Boutique handheld gaming company Ayaneo has announced the Ayaneo Flip DS — a 7-inch 120Hz handheld gaming clamshell with a second screen that’s clearly inspired by the Nintendo DS, and might let it play games like one too.
According to Liliputing’s Brad Linder, who deserves kudos for calling out the company’s attempt to plant a “leak,” both the Flip DS and a similar Flip KB will be powered by AMD’s Ryzen 7 7840U. That’s the same chip that’s in practically every other flagship Windows gaming handheld at the moment, including quite a few from Ayaneo itself.
While that AMD chip sounds like overkill for Nintendo DS titles — I’m very curious about battery life — a secondary screen to properly display Nintendo’s top-and-bottom games is a rarity in the emulation world.
Lots of handhelds (and phones) can already emulate the DS, but they often put the top and bottom screens side by side or let you switch between looking at the top or bottom at any given time.
That’s one of the reasons the emulator community was excited about the rise of folding phones like Samsung’s Galaxy Fold:
And it’s why some Steam Deck owners have gone out of their way to bolt a second screen onto their handheld.
If you’re interested in the Ayaneo Flip DS, know that it’s likely going to take a convoluted path to market. Not only does Ayaneo crowdfund all its products, but it also tends to trickle out details as slowly as it possibly can ahead of their Indiegogo debut. The company also announces new designs faster than it can ship them — by the time I’ve received one of the company’s products for testing, it’s almost always already moved on to a newer, more desirable model.

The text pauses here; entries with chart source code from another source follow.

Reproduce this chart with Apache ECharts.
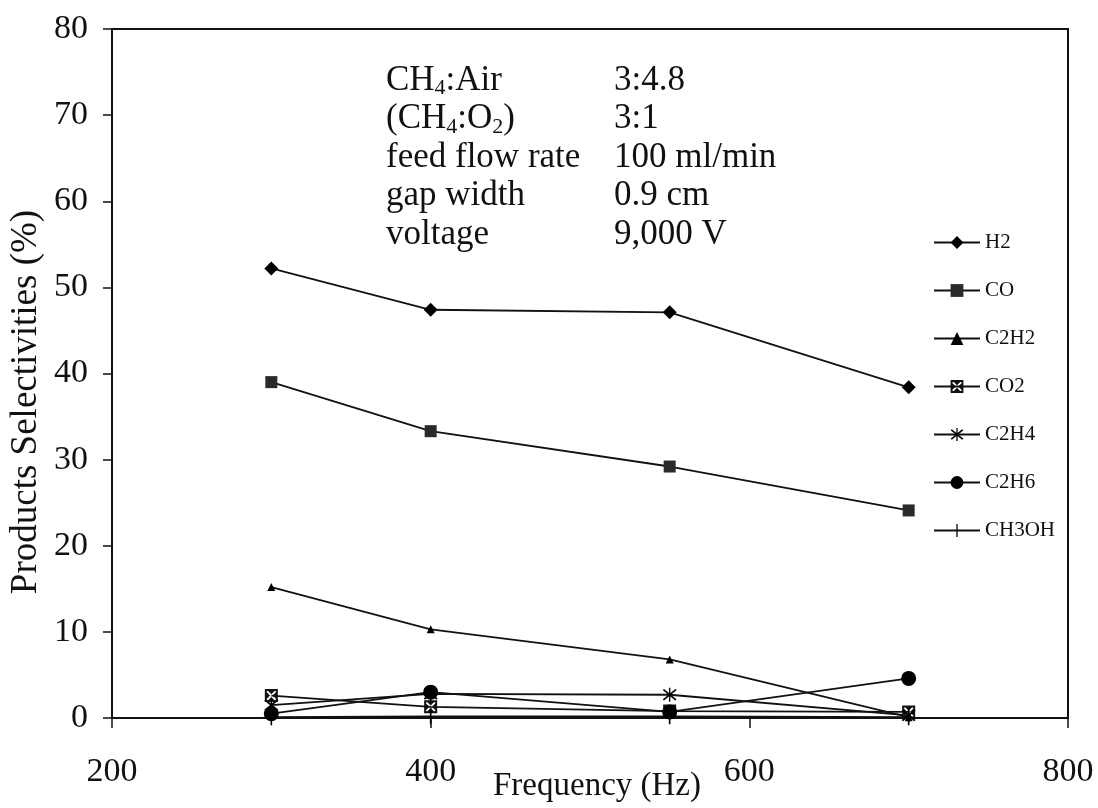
<!DOCTYPE html>
<html>
<head>
<meta charset="utf-8">
<script src="https://cdn.jsdelivr.net/npm/echarts@6/dist/echarts.min.js"></script>
<style>
html,body{margin:0;padding:0;background:#fff;}
#chart{width:1098px;height:808px;}
</style>
</head>
<body>
<div id="chart"></div>
<script>
const frequency = [300, 400, 550, 700];
const h2    = [52.2, 47.4, 47.1, 38.4];
const co    = [39.0, 33.3, 29.2, 24.1];
const c2h2  = [15.2, 10.3, 6.8, 0.1];
const co2   = [2.6, 1.3, 0.8, 0.7];
const c2h4  = [1.5, 2.8, 2.7, 0.3];
const c2h6  = [0.5, 3.0, 0.7, 4.6];
const ch3oh = [0.1, 0.2, 0.2, 0.1];
const seriesNames = ['H2', 'CO', 'C2H2', 'CO2', 'C2H4', 'C2H6', 'CH3OH'];
const conditionLabels = ['CH4:Air', '(CH4:O2)', 'feed flow rate', 'gap width', 'voltage'];
const conditionValues = ['3:4.8', '3:1', '100 ml/min', '0.9 cm', '9,000 V'];

const FONT = '"Liberation Serif", "Times New Roman", serif';
const pts = arr => frequency.map((f, i) => [f, arr[i]]);

const SYM_CO2 = 'path://M0,0 L20,0 L20,20 L0,20 Z M3,3 L3,17 L17,17 L17,3 Z M5,3 L15,3 L10,8 Z M17,5 L17,15 L12,10 Z M15,17 L5,17 L10,12 Z M3,15 L3,5 L8,10 Z';
const SYM_STAR = 'path://M11,0 L13,0 L13,24 L11,24 Z M4,2 L22,20 L20,22 L2,4 Z M20,2 L22,4 L4,22 L2,20 Z';
const SYM_BAR = 'path://M9,0 L11,0 L11,20 L9,20 Z M0,10 L20,10 L20,10.05 L0,10.05 Z';

const styles = [
  {symbol: 'diamond', size: 14, color: '#000'},
  {symbol: 'rect', size: 12, color: '#2a2a2a'},
  {symbol: 'triangle', size: 8, color: '#000'},
  {symbol: SYM_CO2, size: 13, color: '#111'},
  {symbol: SYM_STAR, size: 14, color: '#000'},
  {symbol: 'circle', size: 15, color: '#000'},
  {symbol: SYM_BAR, size: 16, color: '#000'}
];
const allData = [h2, co, c2h2, co2, c2h4, c2h6, ch3oh];

// rich text with subscript digits after CH / O
function toRich(s) {
  const parts = s.split(/(CH4|O2)/);
  let out = '';
  parts.forEach(p => {
    if (!p) return;
    if (p === 'CH4') out += '{a|CH}{s|4}';
    else if (p === 'O2') out += '{a|O}{s|2}';
    else out += '{a|' + p + '}';
  });
  return out;
}

const chart = echarts.init(document.getElementById('chart'));
const graphics = [];
const rowTop = [63, 101.5, 140, 178.5, 217];
conditionLabels.forEach((lab, i) => {
  graphics.push({
    type: 'text', left: 386, top: rowTop[i],
    style: {
      text: toRich(lab),
      rich: {
        a: {fontFamily: FONT, fontSize: 35, lineHeight: 38, fill: '#111'},
        s: {fontFamily: FONT, fontSize: 22, lineHeight: 15, verticalAlign: 'bottom', fill: '#111'}
      }
    }
  });
  graphics.push({
    type: 'text', left: 614, top: rowTop[i],
    style: {
      text: '{a|' + conditionValues[i] + '}',
      rich: {a: {fontFamily: FONT, fontSize: 35, lineHeight: 38, fill: '#111'}}
    }
  });
});
graphics.push({
  type: 'text', x: 26, y: 402, rotation: Math.PI / 2,
  style: {text: 'Products Selectivities (%)', font: '37px ' + FONT, fill: '#111', align: 'center', verticalAlign: 'middle'}
});

chart.setOption({
  backgroundColor: '#fff',
  animation: false,
  grid: {left: 112, right: 30, top: 29, bottom: 90, containLabel: false, outerBoundsMode: 'none',
         show: true, borderColor: '#111', borderWidth: 2, backgroundColor: 'transparent'},
  xAxis: {
    type: 'value', min: 200, max: 800, interval: 200,
    name: 'Frequency (Hz)', nameLocation: 'middle', nameGap: 52, nameMoveOverlap: false,
    nameTextStyle: {fontFamily: FONT, fontSize: 33, color: '#111', padding: [0, 0, 0, 14]},
    axisLine: {show: true, onZero: false, lineStyle: {color: '#111', width: 2}},
    axisTick: {show: true, inside: false, length: 10, lineStyle: {color: '#111', width: 1.5}},
    axisLabel: {fontFamily: FONT, fontSize: 34, color: '#111', margin: 37},
    splitLine: {show: false}
  },
  yAxis: {
    type: 'value', min: 0, max: 80, interval: 10,
    axisLine: {show: true, lineStyle: {color: '#111', width: 2}},
    axisTick: {show: true, inside: false, length: 9, lineStyle: {color: '#111', width: 1.5}},
    axisLabel: {fontFamily: FONT, fontSize: 34, color: '#111', margin: 24},
    splitLine: {show: false}
  },
  legend: {
    orient: 'vertical', left: 928, top: 227, itemGap: 27,
    itemWidth: 46, itemHeight: 16,
    textStyle: {fontFamily: FONT, fontSize: 21, lineHeight: 16, color: '#111'},
    data: seriesNames
  },
  graphic: graphics,
  series: seriesNames.map((name, i) => ({
    name: name, type: 'line', data: pts(allData[i]),
    symbol: styles[i].symbol, symbolSize: styles[i].size, showAllSymbol: true,
    lineStyle: {color: '#111', width: 1.8},
    itemStyle: {color: styles[i].color, borderWidth: 0},
    z: 3
  }))
});
</script>
</body>
</html>
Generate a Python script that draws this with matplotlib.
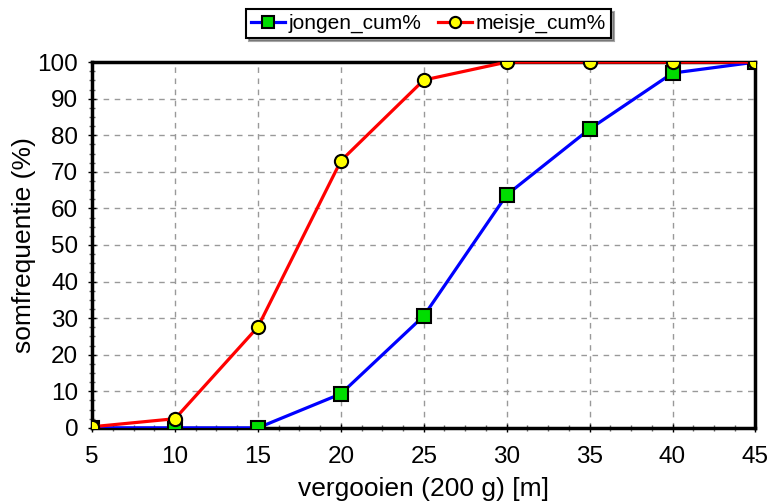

At this point, we’re waiting on these two clamshells, a sliding keyboard handheld PC, a big-battery + big-screen + touchpads handheld PC, another big-screen + touchpads PC, and another mystery one that uses Qualcomm’s new chip. The company says it started shipping its first Android handheld in September, on top of the… nine? ten? Windows handhelds it’s already shipped in two years. I genuinely don’t understand how the company can afford it.